The Eternal Question of Humanity

  Whom are we in relationship to God? Should we be self-fulfilling or self-denying? Active or passive? Passionate or dispassionate? Involved or detached from life? Willful or receptive? Being or doing? How do we best relate to God and live out God's love? This little light of mine, should I let it shine?

To Be or Not To Be

  “Be who God meant you to be and you will set the world on fire.” (St. Catherine of Siena) or “Few souls understand what God would accomplish in them if they were to abandon themselves unreservedly to Him and if they were to allow His grace to mold them accordingly.” (St. Ignatius of Loyola) Should we express our own will as an aspect of God's will or should we empty ourselves of own will in order to become entirely receptive to God's will? My first thought is “Why would God have created the whole motley crew of us if we were all to end up exactly the same devoid of our unique self-expression?” Then I remember my childhood mantra of “What would God want me to do?” and wonder if that practice was a form of self-emptying and, if so, how much that impacted my spiritual development. Then again, I remember last year picking up Thomas à Kempis' The Imitation of Christ which I had carried with me in my early to mid teens and finding some of the contents to be shockingly self-flagellating. I don't think God want us to deny ourselves. I think God wants us to be our better selves, our truer selves, to use the scalpel of love to chisel away our petty distractions exposing the love, goodness, and fairness found when we are most deeply ourselves. “Embark on the journey of love./ It takes you from yourself to Yourself.” (Rumi, Cut It Short)

  If we are charged with being our better selves, how do we know when we have become or are acting from our better selves? A loving and open quality of being is a good sign; being angry and defensive is not. Perhaps even easier than evaluating our own is-ness, we can check [that which we perceive to be] external reality. Matter matters though matter is not all that matters. Matter is the resistance which gives meaning to our thoughts and potentialities. We must dialogue with matter to give rise to our actions and actualities. It's not all just in our heads or will or perceptions. Our better selves can be seen in the impact we have on the world around us. Are we facilitating the movement of love in the world? Are we intentionally living out God's love or are we frittering and wasting our hours in an off-hand way? Is our life filled with love or anger or fetters? “By knowing God,/ one is released/ from all fetters.” (The Upanishads) To be or not to be? Let us be unique agents of our good and fair God of love.

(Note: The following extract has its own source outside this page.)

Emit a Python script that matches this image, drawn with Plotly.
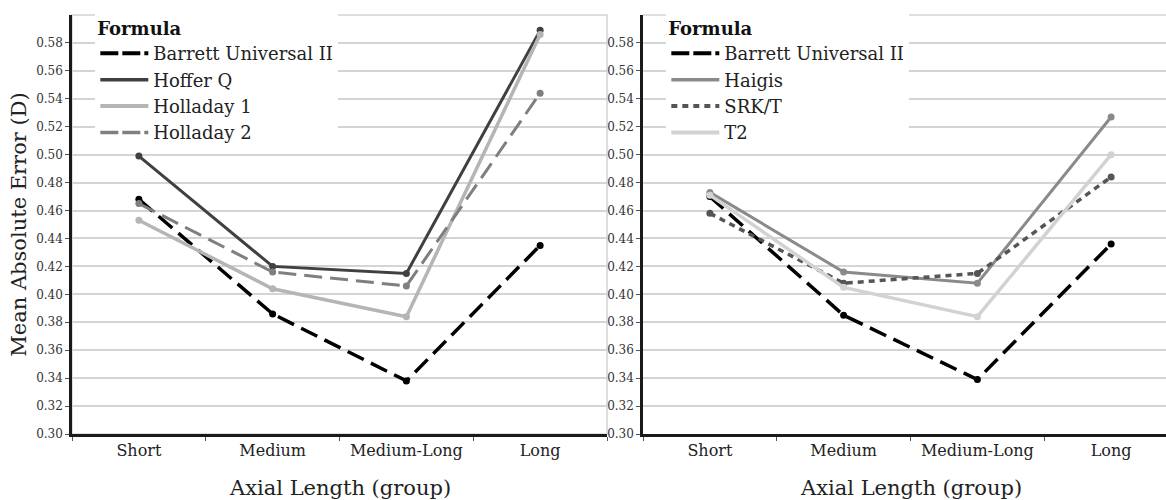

To Live In God & To Live Out God

  So, this little light of mine (and ours), we will let it shine God's love by removing the fetters to expose the loving quality of being deep inside us that connects with God and seeks to express God's love in the world. To live in God is to be open to the numinous and to be present to the full glory of life: “With passion pray./ With passion make love./ With passion eat and drink and dance and play./ Why look like a dead fish/ in this ocean of God?” (Rumi, With Passion) To live in God may involve a practice of prayer, devotion, contemplation, mediation, mysticism, or sacramental awareness. To live in God is to be immersed in God's love and to love God intentionally, through the barren times, through the challenges, through the dark nights, through the fields of stone, until we once again experience in our time God's eternal loving embrace. To live out God is to participate in actively sharing God's love with the world. It is not enough to experience mystical moments of merged consciousness. These moments fill us with love that must be shared to be actualized. We are the dialogue between God and the world that makes God's love concrete. Being + Doing = Becoming. First, we elevate our quality of being through living in relationship with God, then we act on God's love among the people and creation in our midst, and in so doing we create God's Kingdom of love.